• **Written request**
Nothing outside the stretch should be returned: give exactly the lines from the line containing "What Apache ECharts" through the line containing "const tableRow2 = ['①2', '2491', '53.7', '150'];", including both.

• **Dataset rows**
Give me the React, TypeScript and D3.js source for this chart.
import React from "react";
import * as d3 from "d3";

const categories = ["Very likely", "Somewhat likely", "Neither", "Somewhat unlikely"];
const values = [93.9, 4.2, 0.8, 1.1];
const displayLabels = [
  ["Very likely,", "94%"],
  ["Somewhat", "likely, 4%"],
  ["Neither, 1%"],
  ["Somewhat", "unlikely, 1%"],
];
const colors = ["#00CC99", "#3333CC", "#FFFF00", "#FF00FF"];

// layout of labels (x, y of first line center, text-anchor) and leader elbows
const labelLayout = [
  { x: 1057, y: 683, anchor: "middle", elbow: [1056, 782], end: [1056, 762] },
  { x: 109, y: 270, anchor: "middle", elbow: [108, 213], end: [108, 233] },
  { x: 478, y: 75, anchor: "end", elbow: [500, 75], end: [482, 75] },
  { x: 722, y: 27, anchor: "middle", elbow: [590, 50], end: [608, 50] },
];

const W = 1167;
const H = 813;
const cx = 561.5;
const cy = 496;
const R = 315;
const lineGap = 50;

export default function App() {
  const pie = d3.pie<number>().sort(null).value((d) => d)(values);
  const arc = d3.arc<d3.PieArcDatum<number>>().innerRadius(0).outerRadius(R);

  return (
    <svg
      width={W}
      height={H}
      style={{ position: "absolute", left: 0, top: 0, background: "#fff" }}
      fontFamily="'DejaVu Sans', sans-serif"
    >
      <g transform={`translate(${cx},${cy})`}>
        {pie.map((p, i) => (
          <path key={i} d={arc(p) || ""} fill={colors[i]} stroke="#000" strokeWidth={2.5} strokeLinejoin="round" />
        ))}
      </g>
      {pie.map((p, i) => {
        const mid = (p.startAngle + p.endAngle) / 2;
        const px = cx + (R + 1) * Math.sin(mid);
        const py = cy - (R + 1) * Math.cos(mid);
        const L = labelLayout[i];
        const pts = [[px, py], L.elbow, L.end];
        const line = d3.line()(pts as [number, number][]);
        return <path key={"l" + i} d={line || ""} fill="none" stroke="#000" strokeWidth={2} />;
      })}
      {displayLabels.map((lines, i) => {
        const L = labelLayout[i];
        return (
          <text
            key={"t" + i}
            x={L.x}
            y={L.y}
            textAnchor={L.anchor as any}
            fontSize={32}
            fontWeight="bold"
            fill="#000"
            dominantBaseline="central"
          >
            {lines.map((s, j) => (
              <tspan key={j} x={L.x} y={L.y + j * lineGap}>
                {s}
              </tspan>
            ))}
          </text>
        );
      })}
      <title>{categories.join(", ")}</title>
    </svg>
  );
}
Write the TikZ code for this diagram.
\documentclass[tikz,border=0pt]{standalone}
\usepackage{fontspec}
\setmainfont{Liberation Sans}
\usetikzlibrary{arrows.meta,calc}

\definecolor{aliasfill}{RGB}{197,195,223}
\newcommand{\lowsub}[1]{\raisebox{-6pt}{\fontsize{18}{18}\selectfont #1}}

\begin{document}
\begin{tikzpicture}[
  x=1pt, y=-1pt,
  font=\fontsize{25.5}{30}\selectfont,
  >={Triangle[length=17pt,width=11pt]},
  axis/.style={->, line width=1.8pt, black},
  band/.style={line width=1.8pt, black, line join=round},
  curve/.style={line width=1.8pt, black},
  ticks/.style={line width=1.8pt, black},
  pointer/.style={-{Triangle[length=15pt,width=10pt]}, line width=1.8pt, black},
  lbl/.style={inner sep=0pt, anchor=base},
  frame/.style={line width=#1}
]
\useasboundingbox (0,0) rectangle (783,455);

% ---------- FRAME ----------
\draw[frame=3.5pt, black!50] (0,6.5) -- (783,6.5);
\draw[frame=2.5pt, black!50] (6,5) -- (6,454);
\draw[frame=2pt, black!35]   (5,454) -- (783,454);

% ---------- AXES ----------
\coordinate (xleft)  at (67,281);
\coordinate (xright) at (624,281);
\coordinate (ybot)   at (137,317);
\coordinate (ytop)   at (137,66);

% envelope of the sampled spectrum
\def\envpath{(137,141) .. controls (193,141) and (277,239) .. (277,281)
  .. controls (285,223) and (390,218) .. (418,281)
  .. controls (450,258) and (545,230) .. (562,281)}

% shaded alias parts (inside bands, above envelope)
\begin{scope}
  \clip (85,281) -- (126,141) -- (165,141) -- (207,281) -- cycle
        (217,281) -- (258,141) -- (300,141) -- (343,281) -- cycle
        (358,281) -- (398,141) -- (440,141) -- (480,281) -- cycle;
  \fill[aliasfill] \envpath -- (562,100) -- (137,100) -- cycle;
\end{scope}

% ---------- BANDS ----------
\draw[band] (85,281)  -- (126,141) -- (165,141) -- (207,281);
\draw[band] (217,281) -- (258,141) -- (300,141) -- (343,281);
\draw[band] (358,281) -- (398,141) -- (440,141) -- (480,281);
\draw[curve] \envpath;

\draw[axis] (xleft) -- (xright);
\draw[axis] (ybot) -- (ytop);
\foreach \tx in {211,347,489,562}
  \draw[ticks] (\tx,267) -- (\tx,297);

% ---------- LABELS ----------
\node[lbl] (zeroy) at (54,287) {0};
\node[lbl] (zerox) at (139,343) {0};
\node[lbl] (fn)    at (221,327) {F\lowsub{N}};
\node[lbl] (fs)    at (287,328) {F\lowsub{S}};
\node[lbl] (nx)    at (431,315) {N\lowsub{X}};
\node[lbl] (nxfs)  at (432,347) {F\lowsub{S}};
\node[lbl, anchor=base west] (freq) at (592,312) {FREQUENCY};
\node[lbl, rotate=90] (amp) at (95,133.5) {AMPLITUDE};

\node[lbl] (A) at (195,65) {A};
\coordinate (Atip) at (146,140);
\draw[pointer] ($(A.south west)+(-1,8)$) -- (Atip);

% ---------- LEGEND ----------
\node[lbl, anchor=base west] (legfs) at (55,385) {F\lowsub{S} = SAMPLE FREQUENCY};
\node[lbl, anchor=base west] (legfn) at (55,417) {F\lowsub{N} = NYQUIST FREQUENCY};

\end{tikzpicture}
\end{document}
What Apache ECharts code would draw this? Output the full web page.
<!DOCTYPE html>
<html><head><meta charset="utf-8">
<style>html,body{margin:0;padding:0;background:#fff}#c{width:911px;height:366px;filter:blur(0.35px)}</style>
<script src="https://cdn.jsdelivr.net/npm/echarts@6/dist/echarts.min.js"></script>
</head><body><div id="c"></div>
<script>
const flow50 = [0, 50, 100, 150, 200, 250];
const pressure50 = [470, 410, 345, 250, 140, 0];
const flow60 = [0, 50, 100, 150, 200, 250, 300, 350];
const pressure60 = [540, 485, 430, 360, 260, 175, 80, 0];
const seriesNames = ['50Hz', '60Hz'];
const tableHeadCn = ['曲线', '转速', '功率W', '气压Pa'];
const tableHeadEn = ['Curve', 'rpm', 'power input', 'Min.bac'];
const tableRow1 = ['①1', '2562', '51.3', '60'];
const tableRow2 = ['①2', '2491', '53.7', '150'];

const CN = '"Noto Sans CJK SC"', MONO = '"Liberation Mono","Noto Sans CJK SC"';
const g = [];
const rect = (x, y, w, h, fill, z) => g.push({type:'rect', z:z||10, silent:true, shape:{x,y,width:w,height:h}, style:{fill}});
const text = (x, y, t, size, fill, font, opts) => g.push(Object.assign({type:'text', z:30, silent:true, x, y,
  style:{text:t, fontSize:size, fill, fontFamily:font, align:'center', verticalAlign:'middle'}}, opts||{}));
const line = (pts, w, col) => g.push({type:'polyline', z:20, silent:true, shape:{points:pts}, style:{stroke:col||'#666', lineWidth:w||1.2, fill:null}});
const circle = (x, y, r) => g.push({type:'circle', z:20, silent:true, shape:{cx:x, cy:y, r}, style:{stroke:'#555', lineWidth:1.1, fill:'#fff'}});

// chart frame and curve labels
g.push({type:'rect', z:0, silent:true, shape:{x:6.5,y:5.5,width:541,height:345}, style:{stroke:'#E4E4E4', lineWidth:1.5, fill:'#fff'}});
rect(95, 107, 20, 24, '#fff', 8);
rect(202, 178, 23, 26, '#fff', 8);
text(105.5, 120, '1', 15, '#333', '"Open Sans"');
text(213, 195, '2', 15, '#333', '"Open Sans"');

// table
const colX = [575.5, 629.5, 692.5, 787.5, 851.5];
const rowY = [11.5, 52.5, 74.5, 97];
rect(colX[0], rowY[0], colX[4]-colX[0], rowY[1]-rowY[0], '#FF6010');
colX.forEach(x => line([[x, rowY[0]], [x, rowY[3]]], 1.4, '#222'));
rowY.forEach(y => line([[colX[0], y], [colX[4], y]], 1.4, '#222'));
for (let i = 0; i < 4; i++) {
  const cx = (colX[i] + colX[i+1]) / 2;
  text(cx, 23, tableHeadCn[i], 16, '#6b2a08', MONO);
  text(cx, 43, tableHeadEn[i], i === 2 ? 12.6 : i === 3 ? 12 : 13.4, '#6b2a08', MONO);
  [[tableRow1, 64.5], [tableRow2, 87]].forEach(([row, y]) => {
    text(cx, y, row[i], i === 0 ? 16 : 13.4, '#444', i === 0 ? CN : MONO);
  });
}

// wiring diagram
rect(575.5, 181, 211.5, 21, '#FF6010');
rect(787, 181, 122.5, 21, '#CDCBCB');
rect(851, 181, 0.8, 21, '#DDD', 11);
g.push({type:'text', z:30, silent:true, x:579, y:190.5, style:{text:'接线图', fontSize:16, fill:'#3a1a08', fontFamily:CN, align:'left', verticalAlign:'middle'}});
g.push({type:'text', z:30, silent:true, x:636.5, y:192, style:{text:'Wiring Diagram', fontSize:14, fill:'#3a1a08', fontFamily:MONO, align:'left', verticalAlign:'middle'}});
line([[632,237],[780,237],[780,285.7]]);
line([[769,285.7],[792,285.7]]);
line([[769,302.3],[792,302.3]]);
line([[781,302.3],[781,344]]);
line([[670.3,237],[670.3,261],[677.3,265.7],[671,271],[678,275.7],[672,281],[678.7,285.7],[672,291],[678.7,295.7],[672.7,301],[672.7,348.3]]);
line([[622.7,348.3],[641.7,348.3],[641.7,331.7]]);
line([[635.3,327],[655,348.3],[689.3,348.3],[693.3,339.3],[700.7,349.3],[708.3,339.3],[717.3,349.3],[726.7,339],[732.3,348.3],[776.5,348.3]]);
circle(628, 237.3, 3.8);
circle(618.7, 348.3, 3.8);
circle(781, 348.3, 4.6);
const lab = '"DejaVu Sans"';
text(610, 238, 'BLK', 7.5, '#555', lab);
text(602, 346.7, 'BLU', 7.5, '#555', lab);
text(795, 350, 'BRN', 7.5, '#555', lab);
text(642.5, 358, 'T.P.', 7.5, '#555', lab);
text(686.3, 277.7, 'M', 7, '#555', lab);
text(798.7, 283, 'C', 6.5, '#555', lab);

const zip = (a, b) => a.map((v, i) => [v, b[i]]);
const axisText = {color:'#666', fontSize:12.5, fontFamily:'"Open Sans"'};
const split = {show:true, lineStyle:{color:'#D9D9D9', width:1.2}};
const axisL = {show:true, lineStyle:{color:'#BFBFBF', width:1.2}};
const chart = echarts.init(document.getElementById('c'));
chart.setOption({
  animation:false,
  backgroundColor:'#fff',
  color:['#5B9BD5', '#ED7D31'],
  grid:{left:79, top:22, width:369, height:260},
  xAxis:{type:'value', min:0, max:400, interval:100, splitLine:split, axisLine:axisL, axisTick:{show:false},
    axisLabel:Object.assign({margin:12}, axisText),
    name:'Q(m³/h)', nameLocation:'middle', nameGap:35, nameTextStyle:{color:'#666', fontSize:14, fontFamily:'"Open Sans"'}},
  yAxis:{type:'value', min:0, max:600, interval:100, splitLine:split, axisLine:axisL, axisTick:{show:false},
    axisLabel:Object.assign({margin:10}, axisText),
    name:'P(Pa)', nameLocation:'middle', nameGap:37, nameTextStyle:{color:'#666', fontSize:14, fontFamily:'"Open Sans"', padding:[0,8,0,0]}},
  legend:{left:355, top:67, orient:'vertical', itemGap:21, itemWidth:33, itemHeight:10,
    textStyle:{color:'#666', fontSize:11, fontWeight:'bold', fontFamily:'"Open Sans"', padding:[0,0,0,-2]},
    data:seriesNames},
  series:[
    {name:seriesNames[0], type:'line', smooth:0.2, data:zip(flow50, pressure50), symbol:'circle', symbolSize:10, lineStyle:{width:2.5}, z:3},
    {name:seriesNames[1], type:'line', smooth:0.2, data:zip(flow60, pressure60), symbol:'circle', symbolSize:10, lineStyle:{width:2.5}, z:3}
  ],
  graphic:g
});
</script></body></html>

• **Output for this task**
What Apache ECharts code would draw this? Output the full web page.
<!DOCTYPE html>
<html><head><meta charset="utf-8">
<style>html,body{margin:0;padding:0;background:#fff}#c{width:911px;height:366px;filter:blur(0.35px)}</style>
<script src="https://cdn.jsdelivr.net/npm/echarts@6/dist/echarts.min.js"></script>
</head><body><div id="c"></div>
<script>
const flow50 = [0, 50, 100, 150, 200, 250];
const pressure50 = [470, 410, 345, 250, 140, 0];
const flow60 = [0, 50, 100, 150, 200, 250, 300, 350];
const pressure60 = [540, 485, 430, 360, 260, 175, 80, 0];
const seriesNames = ['50Hz', '60Hz'];
const tableHeadCn = ['曲线', '转速', '功率W', '气压Pa'];
const tableHeadEn = ['Curve', 'rpm', 'power input', 'Min.bac'];
const tableRow1 = ['①1', '2562', '51.3', '60'];
const tableRow2 = ['①2', '2491', '53.7', '150'];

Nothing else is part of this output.